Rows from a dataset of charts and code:
•••••

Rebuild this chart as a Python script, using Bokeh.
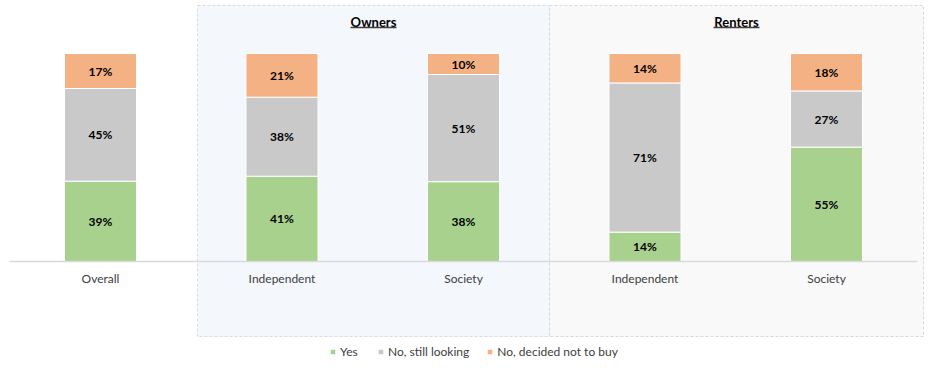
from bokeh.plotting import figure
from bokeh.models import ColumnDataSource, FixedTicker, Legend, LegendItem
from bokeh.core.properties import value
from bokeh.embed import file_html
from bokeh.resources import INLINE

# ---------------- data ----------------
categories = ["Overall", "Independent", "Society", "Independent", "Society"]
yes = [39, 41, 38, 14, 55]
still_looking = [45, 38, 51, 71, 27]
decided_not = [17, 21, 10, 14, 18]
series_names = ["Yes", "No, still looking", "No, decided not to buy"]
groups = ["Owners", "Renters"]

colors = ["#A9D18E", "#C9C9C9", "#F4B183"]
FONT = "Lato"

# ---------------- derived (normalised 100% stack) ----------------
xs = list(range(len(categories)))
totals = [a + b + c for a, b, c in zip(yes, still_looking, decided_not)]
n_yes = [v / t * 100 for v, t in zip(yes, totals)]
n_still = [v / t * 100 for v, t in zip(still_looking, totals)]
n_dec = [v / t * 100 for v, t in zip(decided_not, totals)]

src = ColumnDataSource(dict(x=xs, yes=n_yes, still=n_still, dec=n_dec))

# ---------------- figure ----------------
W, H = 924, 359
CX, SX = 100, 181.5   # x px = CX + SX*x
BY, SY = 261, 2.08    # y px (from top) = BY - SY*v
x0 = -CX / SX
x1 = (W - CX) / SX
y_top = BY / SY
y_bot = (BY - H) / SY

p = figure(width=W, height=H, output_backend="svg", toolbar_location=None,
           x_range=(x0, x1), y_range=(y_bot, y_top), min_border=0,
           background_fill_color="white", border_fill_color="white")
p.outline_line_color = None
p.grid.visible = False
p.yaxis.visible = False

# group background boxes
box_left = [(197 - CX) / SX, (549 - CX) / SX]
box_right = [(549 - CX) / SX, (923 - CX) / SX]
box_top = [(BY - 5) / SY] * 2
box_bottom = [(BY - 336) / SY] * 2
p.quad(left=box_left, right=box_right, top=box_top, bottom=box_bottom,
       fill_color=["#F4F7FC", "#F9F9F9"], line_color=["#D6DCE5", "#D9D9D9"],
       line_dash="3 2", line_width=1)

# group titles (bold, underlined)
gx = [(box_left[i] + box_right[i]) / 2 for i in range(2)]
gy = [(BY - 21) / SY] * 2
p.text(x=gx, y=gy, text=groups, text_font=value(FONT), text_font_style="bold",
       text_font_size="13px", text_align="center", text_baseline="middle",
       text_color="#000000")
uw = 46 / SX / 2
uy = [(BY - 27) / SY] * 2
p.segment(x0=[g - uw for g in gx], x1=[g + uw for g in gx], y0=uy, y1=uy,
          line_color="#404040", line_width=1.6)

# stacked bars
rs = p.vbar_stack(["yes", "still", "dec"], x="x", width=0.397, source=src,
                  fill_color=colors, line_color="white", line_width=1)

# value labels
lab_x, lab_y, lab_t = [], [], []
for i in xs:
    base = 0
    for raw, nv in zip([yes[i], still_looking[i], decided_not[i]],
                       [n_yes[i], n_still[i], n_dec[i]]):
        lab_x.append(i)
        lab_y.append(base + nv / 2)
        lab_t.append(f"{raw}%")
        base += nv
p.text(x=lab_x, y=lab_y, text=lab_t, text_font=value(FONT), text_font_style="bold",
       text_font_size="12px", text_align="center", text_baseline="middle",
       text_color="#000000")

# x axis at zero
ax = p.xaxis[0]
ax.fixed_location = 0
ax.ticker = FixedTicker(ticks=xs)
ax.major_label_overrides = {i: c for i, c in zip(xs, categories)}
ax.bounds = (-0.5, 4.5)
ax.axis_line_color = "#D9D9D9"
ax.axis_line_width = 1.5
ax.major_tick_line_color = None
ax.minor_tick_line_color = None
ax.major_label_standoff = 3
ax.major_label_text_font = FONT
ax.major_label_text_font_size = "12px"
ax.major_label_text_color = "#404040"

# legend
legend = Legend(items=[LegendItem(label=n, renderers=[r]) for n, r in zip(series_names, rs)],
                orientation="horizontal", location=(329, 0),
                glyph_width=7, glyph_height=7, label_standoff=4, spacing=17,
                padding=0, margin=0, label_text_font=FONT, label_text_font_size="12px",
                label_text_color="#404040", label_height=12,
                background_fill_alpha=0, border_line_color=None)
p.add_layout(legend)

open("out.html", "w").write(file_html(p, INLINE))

•••••

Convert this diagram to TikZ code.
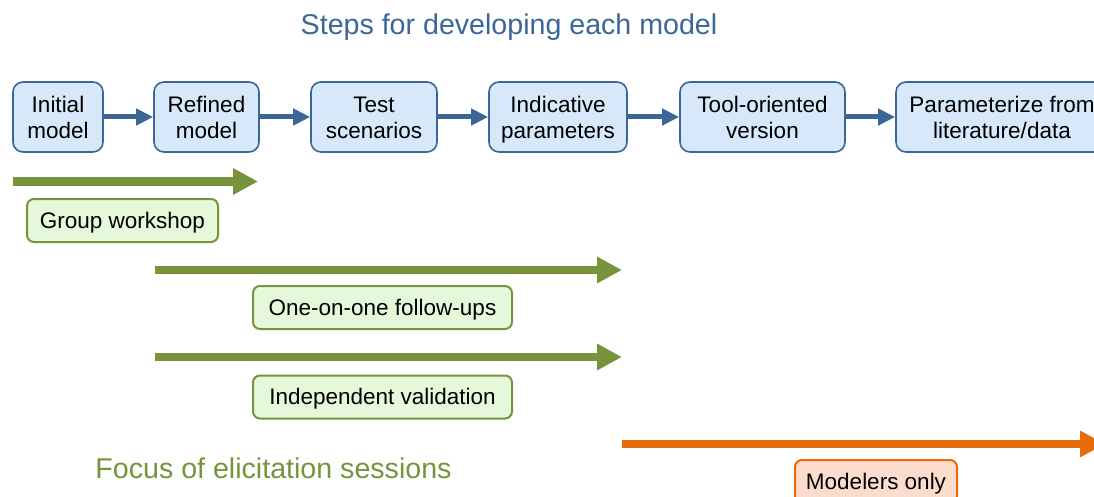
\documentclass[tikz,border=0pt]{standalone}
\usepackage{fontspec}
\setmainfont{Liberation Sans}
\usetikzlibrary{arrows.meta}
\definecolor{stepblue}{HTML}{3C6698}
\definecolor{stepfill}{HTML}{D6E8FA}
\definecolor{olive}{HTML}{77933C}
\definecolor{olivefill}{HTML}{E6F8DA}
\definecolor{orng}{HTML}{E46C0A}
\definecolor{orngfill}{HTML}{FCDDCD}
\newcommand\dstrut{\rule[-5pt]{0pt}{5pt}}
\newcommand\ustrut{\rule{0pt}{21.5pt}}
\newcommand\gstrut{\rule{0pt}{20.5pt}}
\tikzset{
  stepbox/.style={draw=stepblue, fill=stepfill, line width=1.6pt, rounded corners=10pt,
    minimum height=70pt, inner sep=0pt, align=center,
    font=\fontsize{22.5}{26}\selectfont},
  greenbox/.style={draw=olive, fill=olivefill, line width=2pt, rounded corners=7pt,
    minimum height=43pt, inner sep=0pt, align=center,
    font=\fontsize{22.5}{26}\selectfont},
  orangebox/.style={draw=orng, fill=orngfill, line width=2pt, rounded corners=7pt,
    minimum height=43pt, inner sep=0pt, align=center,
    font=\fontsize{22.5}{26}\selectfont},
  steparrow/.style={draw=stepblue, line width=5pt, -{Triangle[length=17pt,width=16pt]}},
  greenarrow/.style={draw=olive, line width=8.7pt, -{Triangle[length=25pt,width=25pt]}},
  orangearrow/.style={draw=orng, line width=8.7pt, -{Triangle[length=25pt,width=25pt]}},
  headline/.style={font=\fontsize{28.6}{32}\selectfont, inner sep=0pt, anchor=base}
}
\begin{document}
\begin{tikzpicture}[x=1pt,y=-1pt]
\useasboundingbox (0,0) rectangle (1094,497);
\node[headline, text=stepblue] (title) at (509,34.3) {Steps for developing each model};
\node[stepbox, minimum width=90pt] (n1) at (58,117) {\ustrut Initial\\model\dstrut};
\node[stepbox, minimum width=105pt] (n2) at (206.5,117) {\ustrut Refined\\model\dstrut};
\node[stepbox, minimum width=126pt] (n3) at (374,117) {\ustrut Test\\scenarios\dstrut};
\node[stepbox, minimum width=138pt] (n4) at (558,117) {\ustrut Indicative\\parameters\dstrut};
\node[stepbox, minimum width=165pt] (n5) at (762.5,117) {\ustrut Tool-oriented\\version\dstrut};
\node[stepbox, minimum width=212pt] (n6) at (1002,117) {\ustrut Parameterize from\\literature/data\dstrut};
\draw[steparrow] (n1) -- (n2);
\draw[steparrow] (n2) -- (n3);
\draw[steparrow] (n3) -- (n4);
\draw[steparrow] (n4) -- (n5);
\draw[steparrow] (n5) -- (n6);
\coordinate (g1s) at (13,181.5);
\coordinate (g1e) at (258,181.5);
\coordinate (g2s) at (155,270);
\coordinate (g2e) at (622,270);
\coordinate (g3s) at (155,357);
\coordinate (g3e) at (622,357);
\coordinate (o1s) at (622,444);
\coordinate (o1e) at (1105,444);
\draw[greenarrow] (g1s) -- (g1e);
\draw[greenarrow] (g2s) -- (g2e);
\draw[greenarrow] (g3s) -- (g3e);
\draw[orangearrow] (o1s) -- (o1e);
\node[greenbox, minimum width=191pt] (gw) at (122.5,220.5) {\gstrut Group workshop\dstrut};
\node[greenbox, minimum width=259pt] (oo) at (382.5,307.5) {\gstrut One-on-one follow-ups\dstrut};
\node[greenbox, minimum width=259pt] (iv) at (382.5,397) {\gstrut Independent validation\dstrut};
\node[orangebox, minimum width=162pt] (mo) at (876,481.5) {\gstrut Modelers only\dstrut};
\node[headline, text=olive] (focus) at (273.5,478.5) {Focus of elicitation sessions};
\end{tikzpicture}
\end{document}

•••••

What to produce:
Do not include pictures. Give again exactly the lines starting at the one with "Rebuild this chart" and ending at the one with "from bokeh.resources import INLINE", both included.

Problem solution:
Rebuild this chart as a Python script, using Bokeh.
from bokeh.plotting import figure
from bokeh.models import ColumnDataSource, FixedTicker, Legend, LegendItem
from bokeh.core.properties import value
from bokeh.embed import file_html
from bokeh.resources import INLINE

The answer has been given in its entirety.